In the next few years it will be Google or Apple that will shape how organizations start thinking about ways how to manage their computing. IBM, Oracle and Microsoft will continue operating in their respective market segments. These firms have not emerged as pacemakers of IT architectures. HP, the one time leader, is now sitting on the sidelines.

Google and Apple are fundamentally different. For Google, the Web is the center of the universe though this firm does not own the Web. It only manages access to it primarily for marketing purposes. Its ownership of applications is marginal. They do not own wireless phones or appliances. Google can be categorized as an un-integrated firm with the exception of operating a well-organized network of special purpose data centers. Other than the hardware and software of its data centers, Google outsources everything.1

For Apple your device is the center of everything. It owns a formidable collection of phones and appliances and owns or controls its logistics pipeline as well as its applications. Apple controls its integration from microprocessors all the way to dedicated cloud data centers.
Google makes money by making access to the Web easy using open source browsers plus its own proprietary Chrome and then derives profits from advertising revenues. Apple sells proprietary hardware with proprietary applications and its own proprietary browser (Safari) and gets profits from selling premium priced devices plus selling Apple-approved applications.

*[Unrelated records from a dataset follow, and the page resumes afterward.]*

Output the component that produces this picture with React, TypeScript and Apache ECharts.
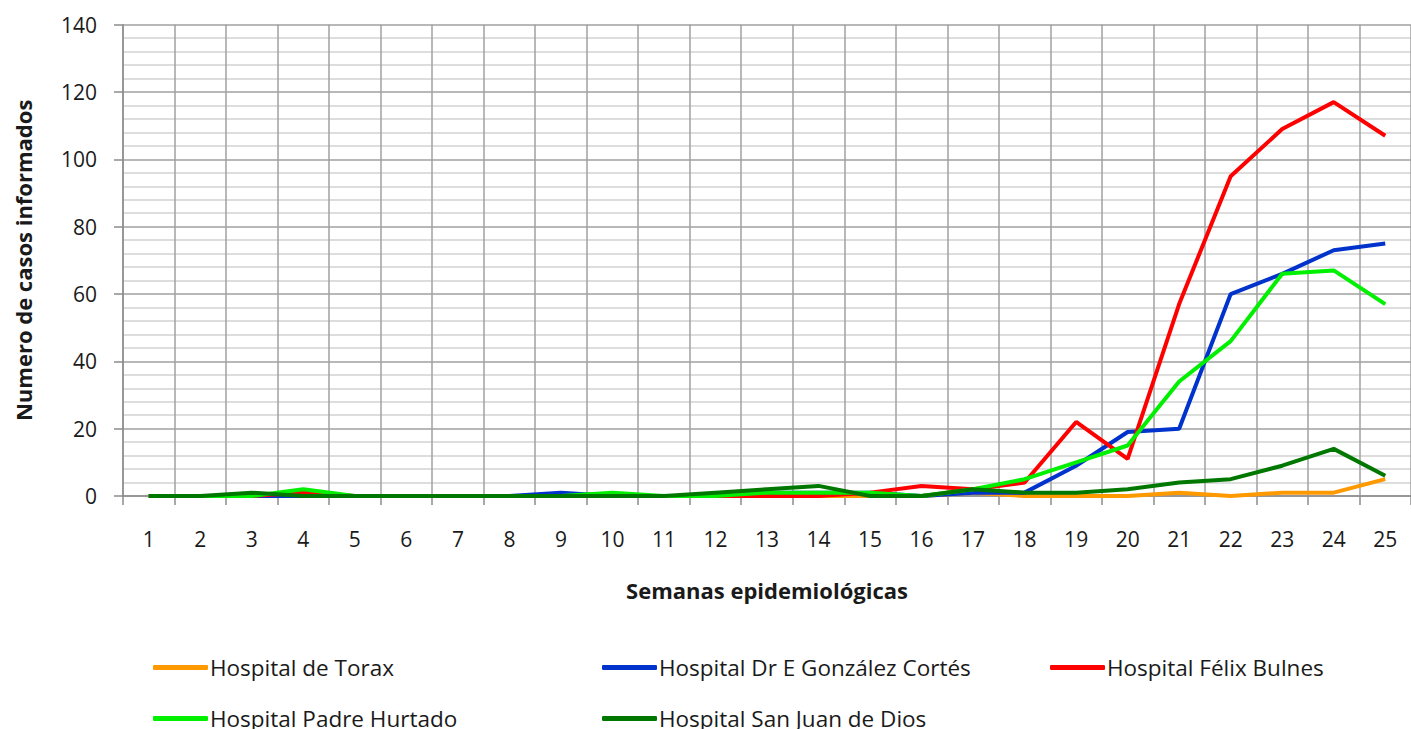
import React, { useEffect, useRef } from "react";
import * as echarts from "echarts";

const weeks = ["1","2","3","4","5","6","7","8","9","10","11","12","13","14","15","16","17","18","19","20","21","22","23","24","25"];

const seriesNames = [
  "Hospital de Torax",
  "Hospital Dr E González Cortés",
  "Hospital Félix Bulnes",
  "Hospital Padre Hurtado",
  "Hospital San Juan de Dios",
];

const torax = [0,0,0,0,0,0,0,0,0,0,0,0,0,0,0,0,1,0,0,0,1,0,1,1,5];
const gonzalezCortes = [0,0,0,0,0,0,0,0,1,0,0,0,1,1,1,0,1,1,9,19,20,60,66,73,75];
const felixBulnes = [0,0,0,1,0,0,0,0,0,0,0,0,0,0,1,3,2,4,22,11,57,95,109,117,107];
const padreHurtado = [0,0,0,2,0,0,0,0,0,1,0,0,1,1,1,0,2,5,10,15,34,46,66,67,57];
const sanJuanDeDios = [0,0,1,0,0,0,0,0,0,0,0,1,2,3,0,0,2,1,1,2,4,5,9,14,6];

const colors = ["#FF9900", "#0033CC", "#FF0000", "#00F000", "#007800"];
const allData = [torax, gonzalezCortes, felixBulnes, padreHurtado, sanJuanDeDios];

// legend slots: [left, top] for each series
const legendLefts = [153, 602, 1050, 153, 602];
const legendTops = [656, 656, 656, 707, 707];

const FONT = "'Open Sans', Lato, sans-serif";

export default function App() {
  const ref = useRef<HTMLDivElement>(null);

  useEffect(() => {
    if (!ref.current) return;
    const chart = echarts.init(ref.current, null, { renderer: "svg" });
    chart.setOption({
      animation: false,
      backgroundColor: "#ffffff",
      grid: { left: 123, top: 24.7, width: 1294, height: 471.3, containLabel: false },
      legend: seriesNames.map((name, i) => ({
        orient: "horizontal",
        left: legendLefts[i],
        top: legendTops[i],
        padding: 0,
        itemWidth: 55,
        itemHeight: 5,
        icon: "roundRect",
        data: [name],
        textStyle: { fontFamily: FONT, fontSize: 22.5, color: "#1a1a1a", padding: [0, 0, 0, -3] },
      })),
      xAxis: {
        type: "category",
        data: weeks,
        boundaryGap: true,
        name: "Semanas epidemiológicas",
        nameLocation: "middle",
        nameGap: 83,
        nameTextStyle: { fontFamily: FONT, fontSize: 22, fontWeight: "bold", color: "#1a1a1a" },
        axisLine: { lineStyle: { color: "#8c8c8c", width: 1.5 } },
        axisTick: { show: true, length: 9, interval: 0, lineStyle: { color: "#8c8c8c", width: 1.5 } },
        axisLabel: { fontFamily: FONT, fontSize: 21, color: "#1a1a1a", margin: 32, interval: 0 },
        splitLine: { show: true, interval: 0, lineStyle: { color: "#a0a0a0", width: 1.5 } },
      },
      yAxis: {
        type: "value",
        min: 0,
        max: 140,
        interval: 20,
        name: "Numero de casos informados",
        nameLocation: "middle",
        nameGap: 89,
        nameTextStyle: { fontFamily: FONT, fontSize: 22, fontWeight: "bold", color: "#1a1a1a" },
        axisLine: { show: true, lineStyle: { color: "#8c8c8c", width: 1.5 } },
        axisTick: { show: true, length: 9, lineStyle: { color: "#8c8c8c", width: 1.5 } },
        axisLabel: { fontFamily: FONT, fontSize: 21, color: "#1a1a1a", margin: 26 },
        splitLine: { show: true, lineStyle: { color: "#a0a0a0", width: 1.5 } },
        minorTick: { show: false, splitNumber: 5 },
        minorSplitLine: { show: true, lineStyle: { color: "#d2d2d2", width: 1.5 } },
      },
      series: seriesNames.map((name, i) => ({
        name,
        type: "line",
        data: allData[i],
        showSymbol: false,
        symbol: "none",
        color: colors[i],
        lineStyle: { width: 4, color: colors[i] },
        z: 2 + i,
      })),
    });
    return () => chart.dispose();
  }, []);

  return (
    <div
      ref={ref}
      style={{ position: "fixed", left: 0, top: 0, width: 1411, height: 729, background: "#fff" }}
    />
  );
}
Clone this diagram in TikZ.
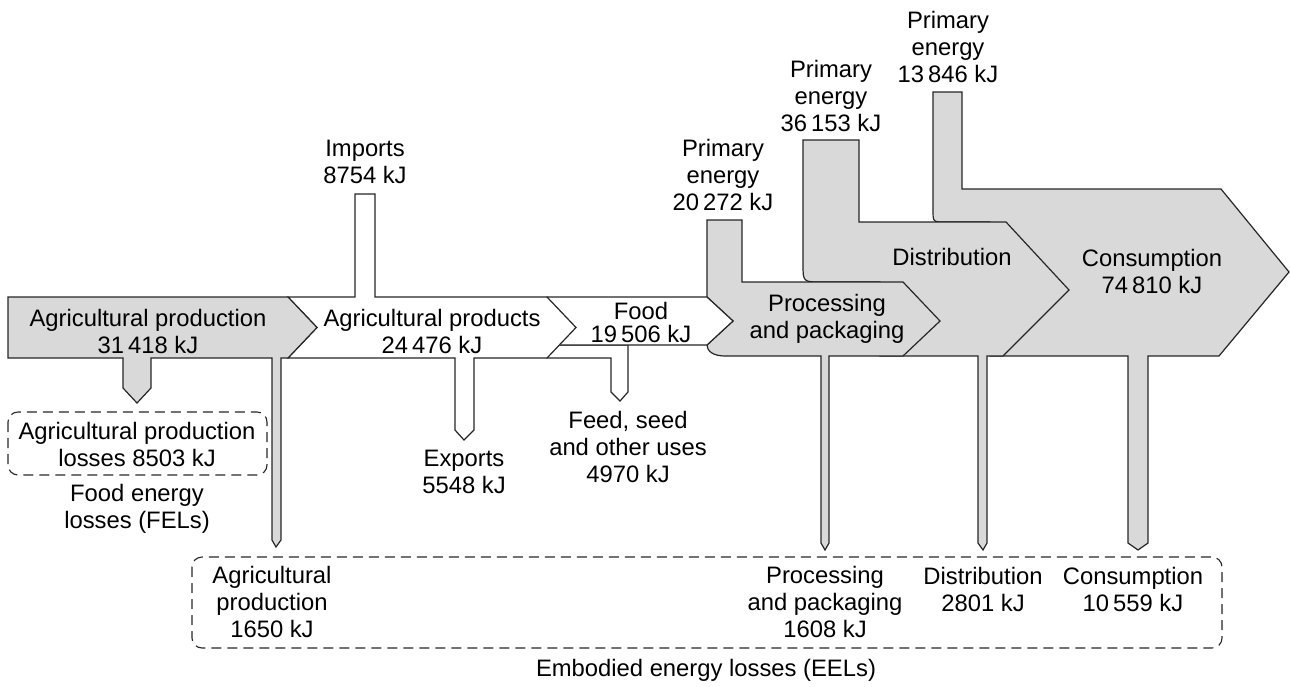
\documentclass[tikz,border=0pt]{standalone}
\usepackage{fontspec}
\setmainfont{Liberation Sans}
\usepackage{tikz}
\usetikzlibrary{calc}
\definecolor{flowgray}{HTML}{D9D9D9}
\definecolor{edge}{HTML}{262626}

\begin{document}
\begin{tikzpicture}[x=1pt, y=-1pt,
  grayflow/.style={draw=edge, fill=flowgray, line width=1.2pt},
  whiteflow/.style={draw=edge, fill=white, line width=1.2pt},
  lossbox/.style={draw=edge, line width=1.1pt, dash pattern=on 10pt off 6pt, rounded corners=10pt},
  lbl/.style={align=center, inner sep=0pt, font=\fontsize{23.8}{27}\selectfont}]

  \useasboundingbox (0,0) rectangle (1290,686);

  % back to front: consumption, distribution, processing
  \filldraw[grayflow] (933,92) -- (962,92) -- (962,189) -- (1221,189) -- (1289,272) -- (1219,356)
    -- (1148,356) -- (1148,543) -- (1138,550) -- (1128,543) -- (1128,356) -- (990,356) -- (990,222)
    -- (945,222) .. controls (933,222) .. (933,210) -- cycle;
  \filldraw[grayflow] (803,140) -- (859,140) -- (859,222) -- (1006,222) -- (1069,290) -- (1003,356)
    -- (987,356) -- (987,543) -- (983,550) -- (978,543) -- (978,356) -- (880,356) -- (880,282)
    -- (822,282) .. controls (803,282) .. (803,264) -- cycle;
  \filldraw[grayflow] (707,220) -- (742,220) -- (742,282) -- (903,282) -- (940,321) -- (903,356)
    -- (829,356) -- (829,543) -- (825,550) -- (821,543) -- (821,356) -- (725,356)
    .. controls (713,356) and (707,351) .. (707,345) -- (733,321) -- (707,297) -- cycle;

  % feed branch, food, agricultural products
  \filldraw[whiteflow] (547,345) -- (628,345) -- (628,392) -- (620,401) -- (611,392) -- (611,358)
    -- (547,358) -- cycle;
  \filldraw[whiteflow] (547,297) -- (707,297) -- (733,321) -- (707,345) -- (547,345) -- cycle;
  \filldraw[whiteflow] (288,297) -- (355,297) -- (355,194) -- (375,194) -- (375,297) -- (547,297)
    -- (576,327.5) -- (547,358) -- (474,358) -- (474,430) -- (464,440) -- (455,430) -- (455,358)
    -- (288,358) -- (317,327.5) -- cycle;

  % agricultural production
  \filldraw[grayflow] (8,297) -- (288,297) -- (317,327.5) -- (288,358) -- (281,358) -- (281,540)
    -- (276,547) -- (272,540) -- (272,358) -- (151,358) -- (151,388) -- (137,403) -- (123,388)
    -- (123,358) -- (8,358) -- cycle;

  \draw[lossbox] (8,412) rectangle (267,475);
  \draw[lossbox] (192,557) rectangle (1222,648);

  \node[lbl] (agprod) at (148,331) {Agricultural production\\31\,418 kJ};
  \node[lbl] (agprods) at (432,331) {Agricultural products\\24\,476 kJ};
  \node[lbl, font=\fontsize{23.8}{23}\selectfont] (food) at (641,322) {Food\\19\,506 kJ};
  \node[lbl] (imports) at (365,162) {Imports\\8754 kJ};
  \node[lbl] (exports) at (464,472) {Exports\\5548 kJ};
  \node[lbl] (feed) at (628,447) {Feed, seed\\and other uses\\4970 kJ};

  \node[lbl] (pe1) at (723,175) {Primary\\energy\\20\,272 kJ};
  \node[lbl] (pe2) at (831,96) {Primary\\energy\\36\,153 kJ};
  \node[lbl] (pe3) at (948,47) {Primary\\energy\\13\,846 kJ};

  \node[lbl] (proc) at (827,319) {Processing\\and packaging};
  \node[lbl] (dist) at (952,257) {Distribution};
  \node[lbl] (cons) at (1152,271) {Consumption\\74\,810 kJ};

  \node[lbl] (fel) at (137,444) {Agricultural production\\losses 8503 kJ};
  \node[lbl] (fels) at (137,509) {Food energy\\losses (FELs)};

  \node[lbl] (eelag) at (272,602) {Agricultural\\production\\1650 kJ};
  \node[lbl] (eelproc) at (825,602) {Processing\\and packaging\\1608 kJ};
  \node[lbl] (eeldist) at (983,589) {Distribution\\2801 kJ};
  \node[lbl] (eelcons) at (1133,589) {Consumption\\10\,559 kJ};
  \node[lbl] (eels) at (706,670) {Embodied energy losses (EELs)};

\end{tikzpicture}
\end{document}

Google’s entire strategy is based on the future, and not the Internet as it is today. Google is betting that the world will have low-cost, ubiquitous Internet soon, including fiber connections in offices and homes and super-fast mobile wireless broadband in every nook and cranny of the planet. Google’s apps are connection-dependent in the Internet. All of the data is stored on Google’s servers in the cloud or on servers on the edge. Google controls only the browser and a limited set of applications.

Apple’s approach is not to use the cloud as the computer-in-the-sky that runs everything. Apple doesn’t want or need everything to happen in the cloud. Instead, it views the cloud as the conductor that makes sure all of applications are synchronized. Apple controls the security at every point of the network as well as its network. The Apple Cloud is the hub that is controlled and synchronized only by Apple. Users manage their data and prefer to store personal data on Apple devices that are easily upgraded.

Summary


DoD implication: A GIG that is based on access via secure servers on the edge will be the lowest cost and most flexible solution, but more risky. However, Google cannot be adapted to the GIG with its limited applications and a high diversity in smart phones.

Apple’s view is more relevant because it is far more integrated. It offers a more secure set of technologies. Unfortunately, neither Google nor Apple is as yet structured to support enterprise level systems. This leaves it to the established enterprise providers – Microsoft and IBM to compete for DoD’s enterprise clouds until such time when either Google or Apple will offer products that extend from personal to enterprise uses.

From the standpoint of the individual, Apple offers by far the lowest cost of ownership on account of its overall ease of use. Apple provides an overall integration of every component that is required to run the user end of IT operations.

All other vendors manage only a part of the total set it takes to run IT. Whether the monolithic and proprietary approach pursued by Apple may prevail is not clear, though rising security requirements seem to favor such an approach. In the next ten years the dollars and the preferences of satisfying the personal computing needs will most likely give to Apple the revenue and the profit edge.